David Quinn: Tax burden weighs heaviest on families with one-income
It seems that the only thing stopping the Government going ahead with full and absolute individualisation is the Constitution and fear of a further public backlash
Where is George Lee when you need him? In 1999, Lee sparked uproar when he drew the nation's attention to the introduction of tax individualisation by Charlie McCreevy in Budget 2000.
Lee was passionate in pointing out the unfairness of this measure which imposed a much heavier tax burden on one-income married couples than on double-income married couples.
As this newspaper reminded us the other day, Michael Noonan reacted to the introduction of tax individualisation with suitable indignation. He called it "the most socially divisive Budget I have seen presented to the House".
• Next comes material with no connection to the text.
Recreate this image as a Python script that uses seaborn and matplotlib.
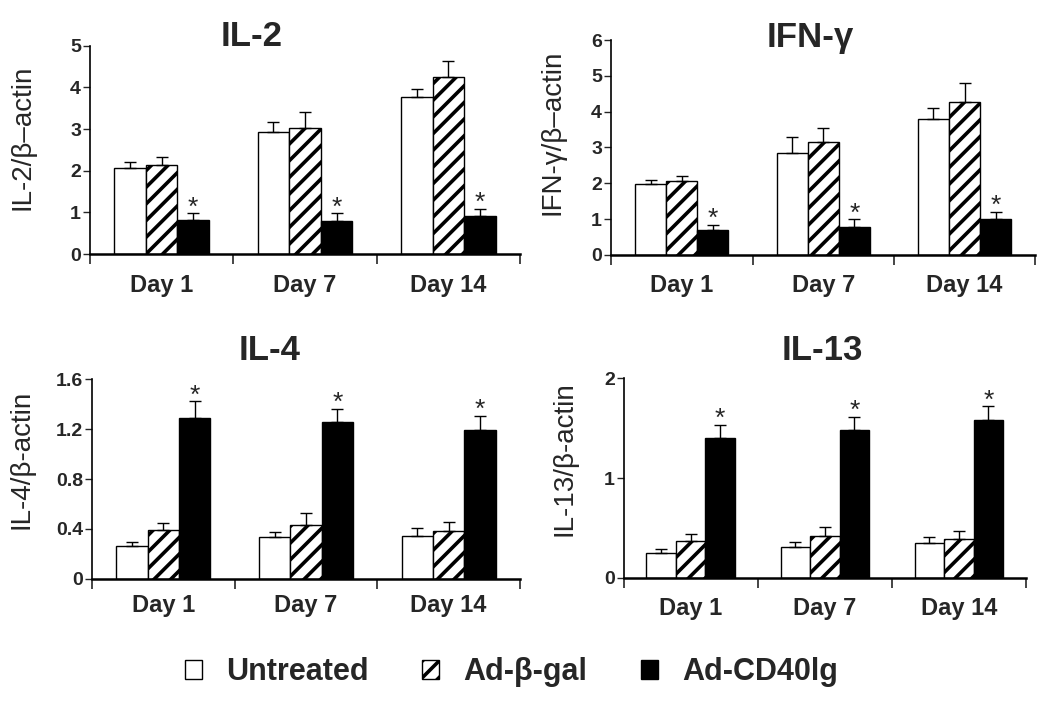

Thanks mostly to Lee, half the country was up in arms and Fianna Fail backbenchers revolted, forcing McCreevy into a minor adjustment in the form of a small credit for spouses who stay at home to mind a dependent child or relative.
That put paid to the rebellion and McCreevy and successive Finance Ministers have implemented tax individualisation with full force, resulting in one-income married couples often paying thousands more in tax than their double-income counterparts. Budget 2011 widens the gap further.
To take just one example, a married couple with dependent children and one income of €60,000 per annum will pay €5,600 more in tax each year than a double-income married couple where the spouses earn €30,000 each.
Under Budget 2010, the gap was €4,260 so next year the difference between the two couples will grow by €1,340 per annum, or by more than 25pc.
This is astonishing. The justification for charging double-income couples less tax than single-income couples is that the double-income couple has to incur the cost of getting to and from work plus paying someone else to look after their children.
But even if we accept this argument does it really justify widening the gap still further, especially at a time when many two-income couples have suddenly become one income because of unemployment?
You begin to suspect that the Government actively dislikes stay-at-home spouses, or more accurately, stay-at-home wives, because it is still overwhelmingly women who stay at home to mind their children.
This suspicion only deepens when we look at how Budget 2011 treats one-income married couples compared with single people.
Admittedly, single people pay more tax than one-income married couples on equivalent earnings. But this Budget narrows that gap. This time, let's take a single person earning €45,000 and a one-income married couple also earning €45,000.
What the Budget does is increase the tax load (including PSRI etc) on the single person by €885 per annum, whereas the tax load on the married one-income couple with children is increased by €1,071 per annum.
How in the world can this be justified? The typical single earner has no dependents.
A married single-income family will have a dependent spouse at a minimum and probably one or more dependent children as well. But the Government has decided to use this Budget to hit the married family with dependents harder than the single person without dependents.
This is basically an extension of the noxious philosophy behind tax individualisation, which treats taxpayers purely as individuals and takes no account of whether or not they have dependents.
In effect, it is a declaration by the state that a decision to get married or not to get married, to have children or not to have children is of no relevance to either it, or society, or the future.
At this stage, it seems that the only thing stopping the Government going ahead with full and absolute tax individualisation is the Constitution --which offers some small protection for marriage -- and fear of a further public backlash.
The Budget's attack on single-income married couples hasn't been noticed by the media or by the opposition parties. Nor was the declaration in the four-year plan that the Government intended to launch such an attack (see page 102), and will step it up.
What will Fine Gael and Labour do when they get into power in a few months' time? At the last election both declared themselves in favour of easing somewhat the effects of tax individualisation. So did Fianna Fail for that matter.
At the very least they should be opposed to making a bad situation even worse and, logically, they should be bitterly opposed to narrowing the tax difference between single people and one-income married couples.
As mentioned, back in 1999 Michael Noonan was strongly critical of tax individualisation. Did he mean that, or was it all for show? What about Joan Burton, what's her view today?
The Government has almost certainly given the opposition parties a significant hostage to fortune by targeting one-income married couples in this way. There are still tens of thousands of them out there, despite the best efforts of Charlie McCreevy et al, and Fine Gael or Labour ought to alert them to what has happened, and promise to reverse it.
P.S. Two OECD reports out this week show that in the latter years of the boom obesity went up and literacy went down, so it seems the Celtic Tiger also made us fatter and dumber.